I shoot food too but never, ever with flash - it makes it look terrible. In fact, I rarely ever use flash at all. I do start with photos but the photos were usually taken with a future review in mind to begin with. When I'm out and about I'll not just snap away at pretty places and fun/interesting things to do but opportunities for helpful, instructional reviews as well: the how to's, ya know? These last few weeks in Italy I pointed a lens at everything from pedestrian crossings to train station ticket machines to the hot/cold water pedals on restroom sinks. Anything that's challenging or different - and potentially baffling - to people from my country make for helpful blurbs that just may keep someone else from scratching their 'lil heads.
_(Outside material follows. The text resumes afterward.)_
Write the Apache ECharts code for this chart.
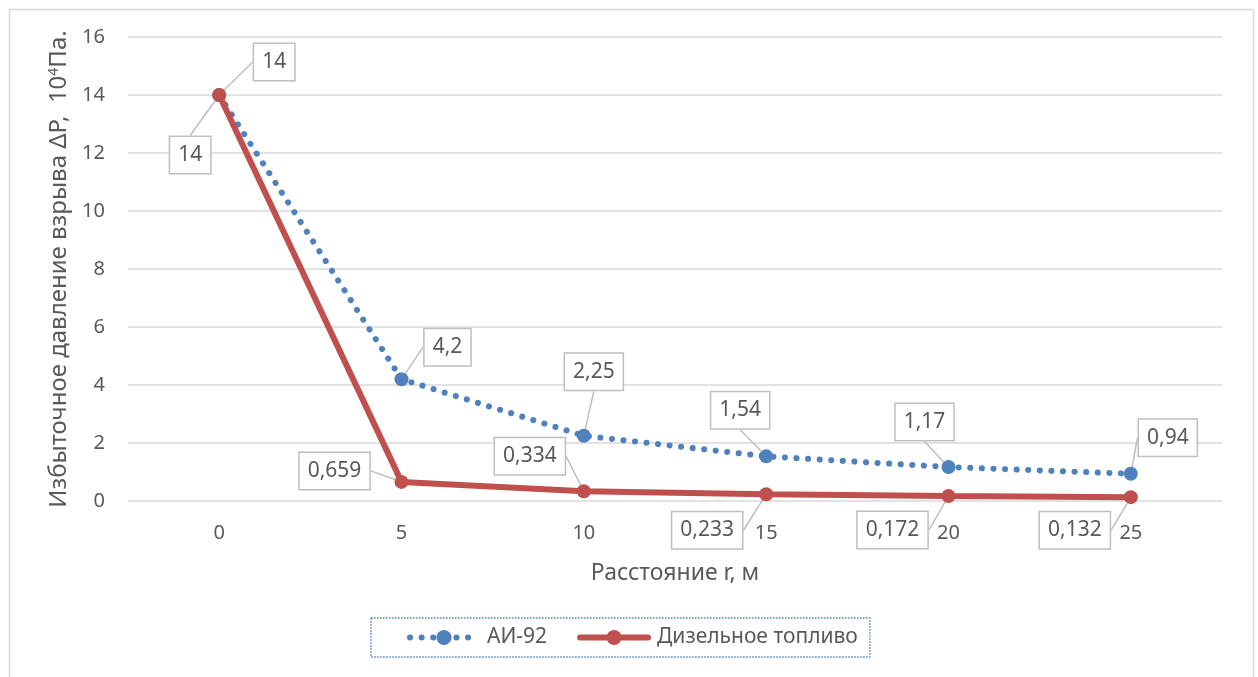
<!DOCTYPE html>
<html>
<head>
<meta charset="utf-8">
<script src="https://cdn.jsdelivr.net/npm/echarts@6/dist/echarts.min.js"></script>
<style>
  html, body { margin: 0; padding: 0; background: #ffffff; }
  #chart { width: 1258px; height: 677px; }
</style>
</head>
<body>
<div id="chart"></div>
<script>
// Distance from the source, m
const distances = ['0', '5', '10', '15', '20', '25'];
// Overpressure of the blast, 10^4 Pa
const ai92 = [14, 4.2, 2.25, 1.54, 1.17, 0.94];
const diesel = [14, 0.659, 0.334, 0.233, 0.172, 0.132];
// Value axis range
const yMin = 0, yMax = 16, yStep = 2;

// Callout placement: offset of each label box centre from its marker
const ai92Callouts = [[55, -33], [46, -32], [10, -64], [-26, -46], [-24, -45], [37, -36]];
const dieselCallouts = [[-29, 60], [-67, -11], [-54, -35], [-59, 36], [-56, 34], [-56, 33]];

const FONT = 'Noto Sans';
const TEXT = '#595959';
const BLUE = '#4f81bd';
const RED = '#c0504d';

const decimalComma = v => String(v).replace('.', ',');

function calloutLabel() {
  return {
    show: true,
    position: 'inside',
    formatter: p => decimalComma(p.value),
    fontFamily: FONT,
    fontSize: 21,
    color: TEXT,
    backgroundColor: '#ffffff',
    borderColor: '#bfbfbf',
    borderWidth: 1.5,
    padding: [5, 8, 4, 8],
    lineHeight: 27
  };
}

const chart = echarts.init(document.getElementById('chart'), null, { renderer: 'canvas' });

chart.setOption({
  animation: false,
  backgroundColor: '#ffffff',
  textStyle: { fontFamily: FONT },
  graphic: [{
    type: 'rect',
    left: 7, top: 7,
    shape: { width: 1244, height: 690 },
    style: { fill: 'none', stroke: '#d9d9d9', lineWidth: 1.5 },
    z: -10
  }],
  grid: { left: 128, right: 36, top: 37, bottom: 176 },
  legend: {
    left: 371, top: 618,
    padding: [9, 12, 9, 36],
    itemGap: 30,
    itemWidth: 68,
    itemHeight: 19,
    borderColor: BLUE,
    borderWidth: 1.5,
    borderType: 'dotted',
    lineStyle: { width: 'inherit' },
    textStyle: { fontFamily: FONT, fontSize: 21, color: TEXT, padding: [0, 0, 0, 4] },
    data: ['АИ-92', 'Дизельное топливо']
  },
  xAxis: {
    type: 'category',
    data: distances,
    boundaryGap: true,
    axisLine: { show: false },
    axisTick: { show: false },
    axisLabel: { fontFamily: FONT, fontSize: 20, color: TEXT, margin: 22 },
    name: 'Расстояние r, м',
    nameLocation: 'middle',
    nameGap: 61,
    nameTextStyle: { fontFamily: FONT, fontSize: 23, color: TEXT }
  },
  yAxis: {
    type: 'value',
    min: yMin, max: yMax, interval: yStep,
    axisLine: { show: false },
    axisTick: { show: false },
    splitLine: { lineStyle: { color: '#d9d9d9', width: 1.5 } },
    axisLabel: { fontFamily: FONT, fontSize: 20, color: TEXT, margin: 23 },
    name: 'Избыточное давление взрыва ΔP,  10{sup|4}Па.',
    nameLocation: 'middle',
    nameGap: 54,
    nameTextStyle: {
      fontFamily: FONT, fontSize: 24, color: TEXT,
      rich: {
        sup: { fontFamily: FONT, fontSize: 14, color: TEXT, verticalAlign: 'top', padding: [0, 0, 10, 0] }
      }
    }
  },
  series: [
    {
      name: 'АИ-92',
      type: 'line',
      data: ai92,
      symbol: 'circle',
      symbolSize: 14,
      itemStyle: { color: BLUE },
      lineStyle: { color: BLUE, width: 6, type: [0.1, 11.5], cap: 'round' },
      label: calloutLabel(),
      labelLine: { show: true, lineStyle: { color: '#bfbfbf', width: 1.5 } },
      labelLayout: p => ({ dx: ai92Callouts[p.dataIndex][0], dy: ai92Callouts[p.dataIndex][1] }),
      z: 2
    },
    {
      name: 'Дизельное топливо',
      type: 'line',
      data: diesel,
      symbol: 'circle',
      symbolSize: 14,
      itemStyle: { color: RED },
      lineStyle: { color: RED, width: 6, cap: 'round' },
      label: calloutLabel(),
      labelLine: { show: true, lineStyle: { color: '#bfbfbf', width: 1.5 } },
      labelLayout: p => ({ dx: dieselCallouts[p.dataIndex][0], dy: dieselCallouts[p.dataIndex][1] }),
      z: 3
    }
  ]
});
</script>
</body>
</html>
I think I'm similar to Cathy in my approach :-) When I visit a place there are some things I know immediately I will want to write about on VT and I make sure I take photos of them to illustrate my tips. But I was a keen photographer long before I started contributing here, and trying to take the best photos I can is a key part of any trip for me, so I take plenty that aren't necessarily linked to an idea for a VT tip. But because I like to share these, and because I reckon any place thaty inspired me may do the same for others, I often find myself adding extra tips to my list once I get home and look more carefully at what I have photographed. For the tips I plan to write from the start I always take some notes, but only very brief - just enough to remind me of a few facts and also why I want to recommend the place (why I liked it, what made it stand out etc) But for the extra ones I rely on my incrfeasingly poor memory! I also like to do post-trip research - it helps fill out my tips and I enjoy reading more about places I've visited in any case. Oh, and yes, I do take photos of food in restaurants ;-) It used to embarass my husband but these days he even joins in! But if I can manage without flash I do - not only does it not disturb the atmosphere for other diners, it also makes for a better photo.
I've done all manner of different ways. This includes the methods that annoy everyone else (i.e., start with a tip only and no intro page - as I had no useful information on the community itself other than the one item). You have to start somewhere, as a good intro doesn't usually do much without tips (unless it is a community with nothing in it) and the tips don't do much without a global view of the location, provided by the intro. The best way? Start with what you want to write about first. After all, none of us are paid to write stuff here. It's a hobby not a profession. Keep it enjoyable for yourself.
I also like to build a Provence and Page country, when I first visit a town in a country new to me. Also I check the locations nearby, because the VT database has many many locations available. PJ
locations? yes but not Roslin.
I must admit that whilst I realise that laundromat tips don't make for riveting reading, I find them extremely helpful as I am always looking for a laundromat when I am travelling. Washing clothes under the shower is fine, but every few days I like to think that they are having a good machine wash. So please don't stop writing laundromat tips. Some tips are better with the right amount of passion and others are just plain good for much needed information.
LOL, Kate - we just did laundry in Florence and I took pictures!!